[OBJECTIVE]:
Using the data below, output the first line and every line after it up to and including the line containing "range=[0, other_total], visible=False)", exactly as written and with nothing added.

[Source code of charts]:
☆ ☆ ☆ ☆ ☆

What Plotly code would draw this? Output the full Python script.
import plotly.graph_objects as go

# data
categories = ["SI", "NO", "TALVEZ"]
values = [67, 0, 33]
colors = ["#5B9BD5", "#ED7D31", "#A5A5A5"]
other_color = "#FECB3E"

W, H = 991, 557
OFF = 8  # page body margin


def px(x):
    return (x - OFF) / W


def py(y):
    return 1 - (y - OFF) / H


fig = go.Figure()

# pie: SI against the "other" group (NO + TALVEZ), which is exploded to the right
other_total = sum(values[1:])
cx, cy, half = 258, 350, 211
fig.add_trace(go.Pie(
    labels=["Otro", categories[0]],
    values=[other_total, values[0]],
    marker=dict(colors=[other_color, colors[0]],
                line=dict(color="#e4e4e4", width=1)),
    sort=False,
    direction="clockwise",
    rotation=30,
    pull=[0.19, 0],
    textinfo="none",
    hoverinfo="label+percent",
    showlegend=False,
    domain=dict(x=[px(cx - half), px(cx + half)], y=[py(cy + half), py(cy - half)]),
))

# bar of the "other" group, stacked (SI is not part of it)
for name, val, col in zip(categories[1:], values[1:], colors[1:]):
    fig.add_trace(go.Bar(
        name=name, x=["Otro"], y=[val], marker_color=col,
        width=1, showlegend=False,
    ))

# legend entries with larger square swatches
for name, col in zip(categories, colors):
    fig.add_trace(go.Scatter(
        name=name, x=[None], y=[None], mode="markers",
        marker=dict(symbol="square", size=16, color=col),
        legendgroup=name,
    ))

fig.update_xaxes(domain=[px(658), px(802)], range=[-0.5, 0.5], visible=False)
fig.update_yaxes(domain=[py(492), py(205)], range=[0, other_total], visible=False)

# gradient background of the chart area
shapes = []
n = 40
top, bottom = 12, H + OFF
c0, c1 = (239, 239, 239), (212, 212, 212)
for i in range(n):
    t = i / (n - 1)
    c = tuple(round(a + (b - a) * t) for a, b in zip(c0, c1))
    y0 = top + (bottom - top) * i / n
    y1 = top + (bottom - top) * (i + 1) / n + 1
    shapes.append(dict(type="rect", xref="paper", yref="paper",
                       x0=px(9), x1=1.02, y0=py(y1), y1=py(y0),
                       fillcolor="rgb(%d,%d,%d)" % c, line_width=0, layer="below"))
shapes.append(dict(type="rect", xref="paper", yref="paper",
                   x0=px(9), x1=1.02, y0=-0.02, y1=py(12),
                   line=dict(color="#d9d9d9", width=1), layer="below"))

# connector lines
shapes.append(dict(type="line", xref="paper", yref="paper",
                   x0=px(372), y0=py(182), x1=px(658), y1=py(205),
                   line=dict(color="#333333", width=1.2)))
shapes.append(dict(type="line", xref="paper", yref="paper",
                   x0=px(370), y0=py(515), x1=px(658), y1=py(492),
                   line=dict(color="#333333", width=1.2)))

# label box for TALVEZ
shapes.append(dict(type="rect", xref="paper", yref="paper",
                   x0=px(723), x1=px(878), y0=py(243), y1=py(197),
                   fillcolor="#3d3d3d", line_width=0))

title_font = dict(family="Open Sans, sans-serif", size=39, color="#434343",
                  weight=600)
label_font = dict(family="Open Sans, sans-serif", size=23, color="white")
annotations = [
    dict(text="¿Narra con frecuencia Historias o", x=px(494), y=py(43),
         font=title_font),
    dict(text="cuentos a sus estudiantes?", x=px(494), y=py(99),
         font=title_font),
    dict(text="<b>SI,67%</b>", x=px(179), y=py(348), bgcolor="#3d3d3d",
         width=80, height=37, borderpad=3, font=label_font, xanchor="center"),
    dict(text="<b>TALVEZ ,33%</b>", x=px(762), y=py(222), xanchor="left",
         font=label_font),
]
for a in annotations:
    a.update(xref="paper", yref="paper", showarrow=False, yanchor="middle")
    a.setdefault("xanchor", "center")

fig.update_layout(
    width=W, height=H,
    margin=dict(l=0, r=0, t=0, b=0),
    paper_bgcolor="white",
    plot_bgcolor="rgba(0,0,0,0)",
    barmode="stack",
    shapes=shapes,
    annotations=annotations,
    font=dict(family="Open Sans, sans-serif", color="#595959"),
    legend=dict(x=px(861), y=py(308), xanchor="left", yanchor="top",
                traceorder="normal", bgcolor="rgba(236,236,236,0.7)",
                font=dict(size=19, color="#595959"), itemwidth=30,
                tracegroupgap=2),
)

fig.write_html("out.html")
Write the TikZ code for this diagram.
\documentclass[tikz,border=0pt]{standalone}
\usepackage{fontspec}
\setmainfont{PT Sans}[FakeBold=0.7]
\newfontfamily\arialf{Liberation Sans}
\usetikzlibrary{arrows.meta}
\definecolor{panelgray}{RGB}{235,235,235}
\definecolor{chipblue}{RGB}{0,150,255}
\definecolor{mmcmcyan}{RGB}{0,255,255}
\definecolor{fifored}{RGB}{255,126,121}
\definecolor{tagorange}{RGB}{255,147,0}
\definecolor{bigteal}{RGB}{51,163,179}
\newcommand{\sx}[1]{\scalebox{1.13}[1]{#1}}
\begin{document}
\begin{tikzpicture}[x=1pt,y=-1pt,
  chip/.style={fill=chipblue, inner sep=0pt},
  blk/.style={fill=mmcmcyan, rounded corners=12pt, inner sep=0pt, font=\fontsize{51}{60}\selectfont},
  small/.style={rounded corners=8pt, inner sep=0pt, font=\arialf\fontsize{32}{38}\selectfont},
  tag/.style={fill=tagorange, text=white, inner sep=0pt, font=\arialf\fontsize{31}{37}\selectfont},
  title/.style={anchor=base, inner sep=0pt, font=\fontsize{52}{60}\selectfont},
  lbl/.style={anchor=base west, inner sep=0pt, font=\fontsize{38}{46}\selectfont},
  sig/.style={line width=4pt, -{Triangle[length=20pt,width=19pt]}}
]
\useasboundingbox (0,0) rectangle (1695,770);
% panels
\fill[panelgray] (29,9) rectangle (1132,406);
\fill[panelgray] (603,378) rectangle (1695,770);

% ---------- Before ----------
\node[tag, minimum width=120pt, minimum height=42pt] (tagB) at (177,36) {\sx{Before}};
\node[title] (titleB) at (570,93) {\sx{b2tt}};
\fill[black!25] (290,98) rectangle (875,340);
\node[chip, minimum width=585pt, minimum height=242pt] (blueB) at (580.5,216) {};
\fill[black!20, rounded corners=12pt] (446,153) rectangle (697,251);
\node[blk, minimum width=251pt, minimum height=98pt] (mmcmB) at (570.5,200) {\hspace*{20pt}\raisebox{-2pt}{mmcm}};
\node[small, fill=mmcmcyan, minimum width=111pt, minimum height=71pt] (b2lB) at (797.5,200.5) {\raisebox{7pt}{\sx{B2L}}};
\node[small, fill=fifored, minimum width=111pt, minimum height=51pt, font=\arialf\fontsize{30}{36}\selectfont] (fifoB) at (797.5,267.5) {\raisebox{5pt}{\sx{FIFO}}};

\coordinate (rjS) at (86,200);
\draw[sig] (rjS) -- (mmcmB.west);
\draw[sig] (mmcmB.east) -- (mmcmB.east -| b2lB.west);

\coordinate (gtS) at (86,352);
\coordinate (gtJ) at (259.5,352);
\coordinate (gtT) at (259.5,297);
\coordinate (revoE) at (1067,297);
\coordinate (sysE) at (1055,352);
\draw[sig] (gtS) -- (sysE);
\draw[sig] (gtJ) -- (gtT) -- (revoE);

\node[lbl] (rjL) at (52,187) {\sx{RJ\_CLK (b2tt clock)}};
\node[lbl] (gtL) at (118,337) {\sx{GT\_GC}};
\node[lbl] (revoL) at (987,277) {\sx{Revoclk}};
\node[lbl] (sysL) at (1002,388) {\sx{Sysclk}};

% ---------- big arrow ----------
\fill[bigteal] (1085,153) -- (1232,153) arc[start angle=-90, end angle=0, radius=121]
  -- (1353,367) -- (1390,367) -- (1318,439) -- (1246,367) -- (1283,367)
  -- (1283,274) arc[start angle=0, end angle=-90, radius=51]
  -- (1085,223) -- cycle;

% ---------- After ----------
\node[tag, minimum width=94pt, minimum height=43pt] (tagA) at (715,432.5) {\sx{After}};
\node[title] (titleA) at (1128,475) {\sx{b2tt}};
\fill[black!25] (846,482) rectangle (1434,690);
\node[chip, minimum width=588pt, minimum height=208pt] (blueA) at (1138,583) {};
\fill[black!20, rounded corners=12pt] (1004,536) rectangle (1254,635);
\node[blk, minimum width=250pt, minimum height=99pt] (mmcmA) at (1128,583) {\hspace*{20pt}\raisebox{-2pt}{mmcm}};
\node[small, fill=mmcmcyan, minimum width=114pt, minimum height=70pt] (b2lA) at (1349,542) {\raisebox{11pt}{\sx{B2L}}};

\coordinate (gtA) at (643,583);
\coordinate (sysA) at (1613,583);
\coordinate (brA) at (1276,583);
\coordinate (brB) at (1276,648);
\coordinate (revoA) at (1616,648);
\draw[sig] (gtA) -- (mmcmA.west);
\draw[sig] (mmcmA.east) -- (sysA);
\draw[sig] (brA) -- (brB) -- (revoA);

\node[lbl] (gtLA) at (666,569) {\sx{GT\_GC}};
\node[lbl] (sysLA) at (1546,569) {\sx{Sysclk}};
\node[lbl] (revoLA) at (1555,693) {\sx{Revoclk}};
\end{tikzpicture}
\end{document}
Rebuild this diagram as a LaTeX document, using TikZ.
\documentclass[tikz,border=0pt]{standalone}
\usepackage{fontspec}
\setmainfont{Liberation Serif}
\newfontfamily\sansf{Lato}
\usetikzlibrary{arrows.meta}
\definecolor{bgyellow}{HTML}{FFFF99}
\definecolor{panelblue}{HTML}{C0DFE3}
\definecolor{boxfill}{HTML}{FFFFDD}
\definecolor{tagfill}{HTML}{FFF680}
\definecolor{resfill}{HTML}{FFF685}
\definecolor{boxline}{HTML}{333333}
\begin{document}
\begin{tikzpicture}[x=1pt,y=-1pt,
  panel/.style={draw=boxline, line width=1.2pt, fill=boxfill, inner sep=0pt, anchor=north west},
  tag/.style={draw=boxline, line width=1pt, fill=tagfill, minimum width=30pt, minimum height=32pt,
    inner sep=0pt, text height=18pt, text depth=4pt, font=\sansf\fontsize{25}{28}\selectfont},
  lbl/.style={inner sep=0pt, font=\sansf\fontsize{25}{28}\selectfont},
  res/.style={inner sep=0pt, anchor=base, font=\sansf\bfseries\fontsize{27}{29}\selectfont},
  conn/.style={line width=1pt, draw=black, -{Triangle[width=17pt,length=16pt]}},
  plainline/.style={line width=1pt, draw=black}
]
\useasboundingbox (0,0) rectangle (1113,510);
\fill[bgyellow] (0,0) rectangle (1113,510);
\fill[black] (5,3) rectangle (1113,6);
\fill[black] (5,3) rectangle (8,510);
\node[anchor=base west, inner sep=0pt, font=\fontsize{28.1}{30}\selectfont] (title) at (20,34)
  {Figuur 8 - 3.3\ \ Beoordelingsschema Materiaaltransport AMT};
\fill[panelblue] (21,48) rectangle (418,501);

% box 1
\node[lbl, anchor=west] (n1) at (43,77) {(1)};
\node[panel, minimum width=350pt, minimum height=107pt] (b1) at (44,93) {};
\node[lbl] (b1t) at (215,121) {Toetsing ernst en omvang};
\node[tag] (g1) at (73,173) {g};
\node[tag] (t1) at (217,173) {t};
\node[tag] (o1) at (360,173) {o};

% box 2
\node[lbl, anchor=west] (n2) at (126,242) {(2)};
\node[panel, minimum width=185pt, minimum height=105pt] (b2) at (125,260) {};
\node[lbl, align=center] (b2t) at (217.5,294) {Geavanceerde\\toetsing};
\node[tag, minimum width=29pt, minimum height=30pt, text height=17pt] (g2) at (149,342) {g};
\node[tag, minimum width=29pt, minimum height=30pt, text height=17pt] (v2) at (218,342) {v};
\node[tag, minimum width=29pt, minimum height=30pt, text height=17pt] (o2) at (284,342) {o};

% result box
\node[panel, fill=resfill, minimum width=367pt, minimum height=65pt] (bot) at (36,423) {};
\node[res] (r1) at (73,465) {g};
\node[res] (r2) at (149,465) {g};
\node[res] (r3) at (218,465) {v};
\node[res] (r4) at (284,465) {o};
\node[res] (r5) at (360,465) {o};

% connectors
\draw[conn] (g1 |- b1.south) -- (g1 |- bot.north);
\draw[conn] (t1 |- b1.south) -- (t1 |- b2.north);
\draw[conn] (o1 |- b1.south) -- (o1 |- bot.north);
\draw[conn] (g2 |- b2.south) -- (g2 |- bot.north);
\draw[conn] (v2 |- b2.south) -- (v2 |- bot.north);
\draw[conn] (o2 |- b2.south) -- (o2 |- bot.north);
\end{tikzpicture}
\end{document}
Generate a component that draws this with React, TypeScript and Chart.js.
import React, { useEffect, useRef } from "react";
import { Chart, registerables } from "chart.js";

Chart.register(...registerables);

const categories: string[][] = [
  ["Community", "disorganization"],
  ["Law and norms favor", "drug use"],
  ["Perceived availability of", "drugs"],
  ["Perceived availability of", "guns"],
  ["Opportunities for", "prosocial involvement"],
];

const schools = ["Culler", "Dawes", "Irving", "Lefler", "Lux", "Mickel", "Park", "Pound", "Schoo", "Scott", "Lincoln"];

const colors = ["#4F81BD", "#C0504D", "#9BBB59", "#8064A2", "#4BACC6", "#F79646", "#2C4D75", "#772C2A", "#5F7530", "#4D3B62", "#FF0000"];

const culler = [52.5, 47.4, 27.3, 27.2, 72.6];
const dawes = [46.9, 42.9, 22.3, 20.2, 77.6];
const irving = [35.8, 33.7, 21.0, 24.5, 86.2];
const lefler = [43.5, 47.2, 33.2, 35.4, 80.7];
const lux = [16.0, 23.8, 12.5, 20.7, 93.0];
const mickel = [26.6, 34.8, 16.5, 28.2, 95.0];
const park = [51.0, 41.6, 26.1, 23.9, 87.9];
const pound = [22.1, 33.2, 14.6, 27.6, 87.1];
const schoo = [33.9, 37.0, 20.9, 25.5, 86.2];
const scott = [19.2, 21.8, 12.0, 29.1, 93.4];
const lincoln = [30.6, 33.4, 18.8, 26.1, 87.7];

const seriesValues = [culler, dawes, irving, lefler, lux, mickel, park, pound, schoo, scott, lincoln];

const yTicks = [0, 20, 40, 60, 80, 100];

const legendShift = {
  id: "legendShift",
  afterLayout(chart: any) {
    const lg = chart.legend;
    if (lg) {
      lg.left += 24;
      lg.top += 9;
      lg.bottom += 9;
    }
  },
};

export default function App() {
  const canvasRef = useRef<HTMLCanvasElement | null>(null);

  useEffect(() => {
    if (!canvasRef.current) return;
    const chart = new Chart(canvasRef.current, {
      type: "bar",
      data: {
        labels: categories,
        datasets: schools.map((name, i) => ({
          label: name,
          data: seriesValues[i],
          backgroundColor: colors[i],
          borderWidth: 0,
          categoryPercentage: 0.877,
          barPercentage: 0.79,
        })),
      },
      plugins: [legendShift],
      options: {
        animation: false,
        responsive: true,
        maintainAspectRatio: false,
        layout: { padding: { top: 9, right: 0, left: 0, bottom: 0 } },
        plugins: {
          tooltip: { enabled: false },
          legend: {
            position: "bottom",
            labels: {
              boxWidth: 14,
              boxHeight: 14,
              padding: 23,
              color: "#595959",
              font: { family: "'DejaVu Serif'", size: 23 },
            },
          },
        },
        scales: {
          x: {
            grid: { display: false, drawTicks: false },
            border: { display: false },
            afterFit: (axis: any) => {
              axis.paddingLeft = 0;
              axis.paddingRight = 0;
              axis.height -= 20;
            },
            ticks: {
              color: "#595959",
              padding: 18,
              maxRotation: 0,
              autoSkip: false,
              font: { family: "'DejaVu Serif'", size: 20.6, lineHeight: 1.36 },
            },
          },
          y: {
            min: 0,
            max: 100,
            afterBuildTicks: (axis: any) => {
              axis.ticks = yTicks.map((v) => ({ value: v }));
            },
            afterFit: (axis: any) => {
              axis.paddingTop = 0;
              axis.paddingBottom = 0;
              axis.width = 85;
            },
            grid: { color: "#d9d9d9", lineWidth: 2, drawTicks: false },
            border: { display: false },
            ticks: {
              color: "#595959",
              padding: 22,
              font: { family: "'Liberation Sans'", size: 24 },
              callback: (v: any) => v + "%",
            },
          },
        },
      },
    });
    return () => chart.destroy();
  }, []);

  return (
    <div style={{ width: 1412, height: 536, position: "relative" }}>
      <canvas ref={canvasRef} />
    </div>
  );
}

☆ ☆ ☆ ☆ ☆

[THE RESPONSE]:
What Plotly code would draw this? Output the full Python script.
import plotly.graph_objects as go

# data
categories = ["SI", "NO", "TALVEZ"]
values = [67, 0, 33]
colors = ["#5B9BD5", "#ED7D31", "#A5A5A5"]
other_color = "#FECB3E"

W, H = 991, 557
OFF = 8  # page body margin


def px(x):
    return (x - OFF) / W


def py(y):
    return 1 - (y - OFF) / H


fig = go.Figure()

# pie: SI against the "other" group (NO + TALVEZ), which is exploded to the right
other_total = sum(values[1:])
cx, cy, half = 258, 350, 211
fig.add_trace(go.Pie(
    labels=["Otro", categories[0]],
    values=[other_total, values[0]],
    marker=dict(colors=[other_color, colors[0]],
                line=dict(color="#e4e4e4", width=1)),
    sort=False,
    direction="clockwise",
    rotation=30,
    pull=[0.19, 0],
    textinfo="none",
    hoverinfo="label+percent",
    showlegend=False,
    domain=dict(x=[px(cx - half), px(cx + half)], y=[py(cy + half), py(cy - half)]),
))

# bar of the "other" group, stacked (SI is not part of it)
for name, val, col in zip(categories[1:], values[1:], colors[1:]):
    fig.add_trace(go.Bar(
        name=name, x=["Otro"], y=[val], marker_color=col,
        width=1, showlegend=False,
    ))

# legend entries with larger square swatches
for name, col in zip(categories, colors):
    fig.add_trace(go.Scatter(
        name=name, x=[None], y=[None], mode="markers",
        marker=dict(symbol="square", size=16, color=col),
        legendgroup=name,
    ))

fig.update_xaxes(domain=[px(658), px(802)], range=[-0.5, 0.5], visible=False)
fig.update_yaxes(domain=[py(492), py(205)], range=[0, other_total], visible=False)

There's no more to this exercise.